I’m rather bemused by the reporting of this terrible story across the media.
Essentially, Thomas Palmer, an 18 year old at the time, got into an argument with a couple of his friends. He then murdered them with a knife, cutting one of them so deeply around the neck that his “friend” was almost decapitated.
The thing that I’m finding strange, and slightly annoying, is the way that the BBC seem to have chosen this as a moment to roll out the old cannabis-”causes”-schizophrenia debate.
Firstly, let me say that there probably was some sort of connection, and indeed this is almost exactly how it was phrased during his trial. By all accounts he certainly smoked a fair amount of cannabis. Let me add a little more to this though:
- Thomas Palmer had the first stages of schizophrenia before he started smoking cannabis
- He had not had a joint on the day of the murder
- He had on the other hand, been drinking with his friends, and they had been arguing before he killed them
So yes, cannabis could quite well have been a contributing factor. Various reports have suggested that, in people with tendencies towards schizophrenia, cannabis can cause this to occur earlier. However, looking at the stories, isn’t alcohol potentially a considerably larger factor? For example:
- Would Palmer have done what he did if he had had nothing to drink?
- Would he have argued with his friends if they hadn’t all been drinking?
- Would this event have occurred if they had all been smoking cannabis at the time instead of drinking?
So couldn’t this story just as well have been reported as “drunken teenager murders friends”? I can understand why he’s called a “cannabis addict” rather than an “alcoholic” or a “drinker”, since that makes for a more distant cause - fewer of the people reading the article will be drinkers rather than smokers, and we all like to think that bad things never happen to us. My issue is the way that alcohol and it’s effects are almost always portrayed as being a lesser problem than other drugs.
A little while back, I asked Tom Reynolds of Random Acts Of Reality a question:
Out of all the drugs that people take of a Saturday (or Monday, Tuesday etc) night, which one creates the people that are the biggest pains in the ass to deal with?
And he answered:
Alcohol. Makes you fight, makes you ill, makes you vomit, makes you suicidal, easy to get hold of, fairly cheap, socially acceptable and places a *huge* burden on the NHS.
I’d add a few things to this list. Alcohol makes you a dangerous driver, and many, many people still drink and drive. It’s also implicated (whether mentioned in the media or not) in many murders. Take this quote:
“in 2001, Kurt Finsterbusch found in a study of homicide offenders incarcerated in New York State correctional facilities that 31 percent reported being drunk at the time of their crime, and 19 percent believed that their homicide was related to their drinking” (link)

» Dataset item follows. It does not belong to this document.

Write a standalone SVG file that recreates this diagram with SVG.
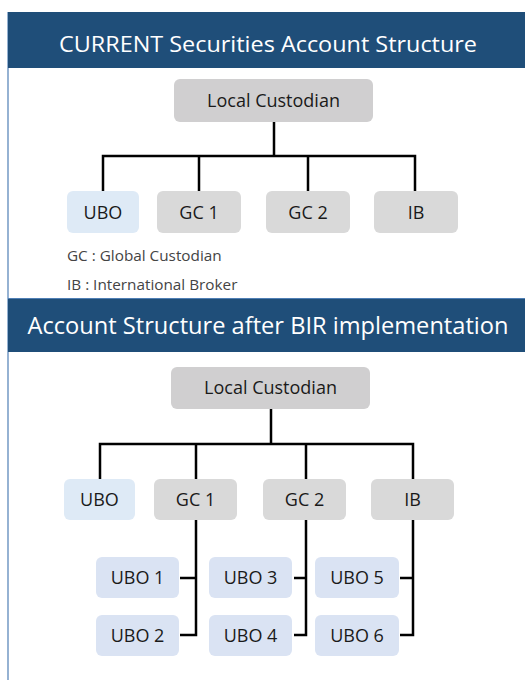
<svg xmlns="http://www.w3.org/2000/svg" width="525" height="680" viewBox="0 0 525 680">
<style>
.hdr{fill:#1f4e79}
.ht{font-family:"Open Sans","Noto Sans",sans-serif;fill:#ffffff;text-anchor:middle}
.t{font-family:"Open Sans","Noto Sans",sans-serif;font-size:18px;fill:#1a1a1a;text-anchor:middle}
.lg{font-family:"Open Sans","Noto Sans",sans-serif;font-size:15.3px;fill:#444;}
.lc{fill:#d0cfd0}
.g{fill:#d9d9d9}
.u0{fill:#deeaf6}
.u{fill:#dae3f3}
.c{fill:none;stroke:#000;stroke-width:2.5}
</style>
<rect x="0" y="0" width="525" height="680" fill="#fff"/>
<line x1="8" y1="12" x2="8" y2="680" stroke="#4f7fb5" stroke-width="1.2"/>
<line x1="8" y1="298.5" x2="525" y2="298.5" stroke="#4f7fb5" stroke-width="1.2"/>
<g id="header1"><rect class="hdr" x="8" y="12" width="517" height="56"/><text class="ht" x="268" y="52" font-size="22.5" textLength="418" lengthAdjust="spacingAndGlyphs">CURRENT Securities Account Structure</text></g>
<g id="header2"><rect class="hdr" x="8" y="299" width="517" height="53"/><text class="ht" x="268" y="334" font-size="23.5" textLength="481" lengthAdjust="spacingAndGlyphs">Account Structure after BIR implementation</text></g>
<g id="connectors">
<path class="c" d="M274 122V156M103 191V156H415V191M199 156V191M308 156V191"/>
<path class="c" d="M271 409V444M100 479V444H413V479M196 444V479M306 444V479"/>
<path class="c" d="M196 520V635H180M196 578H180M306 520V635H294M306 578H294M413 520V635H400M413 578H400"/>
</g>
<g id="legend"><text class="lg" x="67" y="261">GC : Global Custodian</text><text class="lg" x="67" y="290">IB : International Broker</text></g>
<g id="lc1"><rect class="lc" x="174" y="79" width="199" height="43" rx="6"/><text class="t" x="273.5" y="106.5">Local Custodian</text></g>
<g id="ubo_a"><rect class="u0" x="67" y="191" width="72" height="42" rx="6"/><text class="t" x="103" y="218.5">UBO</text></g>
<g id="gc1_a"><rect class="g" x="157" y="191" width="84" height="42" rx="6"/><text class="t" x="199" y="218.5">GC 1</text></g>
<g id="gc2_a"><rect class="g" x="266" y="191" width="84" height="42" rx="6"/><text class="t" x="308" y="218.5">GC 2</text></g>
<g id="ib_a"><rect class="g" x="374" y="191" width="84" height="42" rx="6"/><text class="t" x="416" y="218.5">IB</text></g>
<g id="lc2"><rect class="lc" x="171" y="367" width="199" height="42" rx="6"/><text class="t" x="270.5" y="394">Local Custodian</text></g>
<g id="ubo_b"><rect class="u0" x="64" y="479" width="71" height="41" rx="6"/><text class="t" x="99.5" y="505.5">UBO</text></g>
<g id="gc1_b"><rect class="g" x="154" y="479" width="83" height="41" rx="6"/><text class="t" x="195.5" y="505.5">GC 1</text></g>
<g id="gc2_b"><rect class="g" x="263" y="479" width="83" height="41" rx="6"/><text class="t" x="304.5" y="505.5">GC 2</text></g>
<g id="ib_b"><rect class="g" x="371" y="479" width="83" height="41" rx="6"/><text class="t" x="412.5" y="505.5">IB</text></g>
<g id="ubo1"><rect class="u" x="96" y="557" width="83" height="41" rx="6"/><text class="t" x="137.5" y="584">UBO 1</text></g>
<g id="ubo2"><rect class="u" x="96" y="615" width="83" height="41" rx="6"/><text class="t" x="137.5" y="642">UBO 2</text></g>
<g id="ubo3"><rect class="u" x="209" y="557" width="83" height="41" rx="6"/><text class="t" x="250.5" y="584">UBO 3</text></g>
<g id="ubo4"><rect class="u" x="209" y="615" width="83" height="41" rx="6"/><text class="t" x="250.5" y="642">UBO 4</text></g>
<g id="ubo5"><rect class="u" x="315" y="557" width="84" height="41" rx="6"/><text class="t" x="357" y="584">UBO 5</text></g>
<g id="ubo6"><rect class="u" x="315" y="615" width="84" height="41" rx="6"/><text class="t" x="357" y="642">UBO 6</text></g>
</svg>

Of course, if you read the rest of the article, it also mentions the effect of “other drugs”, and I wouldn’t like to play this down. Another statistic suggests that
“approximately 53 percent of state and federal prisoners incarcerated for murder were under the influence of drugs or alcohol when they committed their lethal act.”
So, in summary: drugs are bad. They help (notice the word “help” rather than “make”) you do bad things. Alcohol is a drug too. To add a little balance, people do any drug because they enjoy them and the vast majority of people cause very little in the way of problems. However, most of the ones that do cause the biggest problem when they’re drunk, not when they’re stoned.
Finally, let me add that since cannabis can (very, very rarely) exacerbate mental illness, the most sensible thing to do is legalise it and tax it to pay for the treatment. It’s what we do with cigarettes, and it’s so effective that smokers put more into the NHS than they take out (whilst also helping the pensions crisis by conveniently dying early). This money is currently going straight to organised criminals and stoned students - why not put it into the NHS instead?
Anyway, I’m off to have a drink.
Update: The always unbiased Evening Standard, in an article bemoaning the fact that cannabis is a class C drug, has reported that Thomas Palmer “[murdered] two friends in a drug-induced state”. Well, yes, but the drug was alcohol, not cannabis. As I mentioned above, Palmer had not had anything to smoke that day. He had, however, been drinking.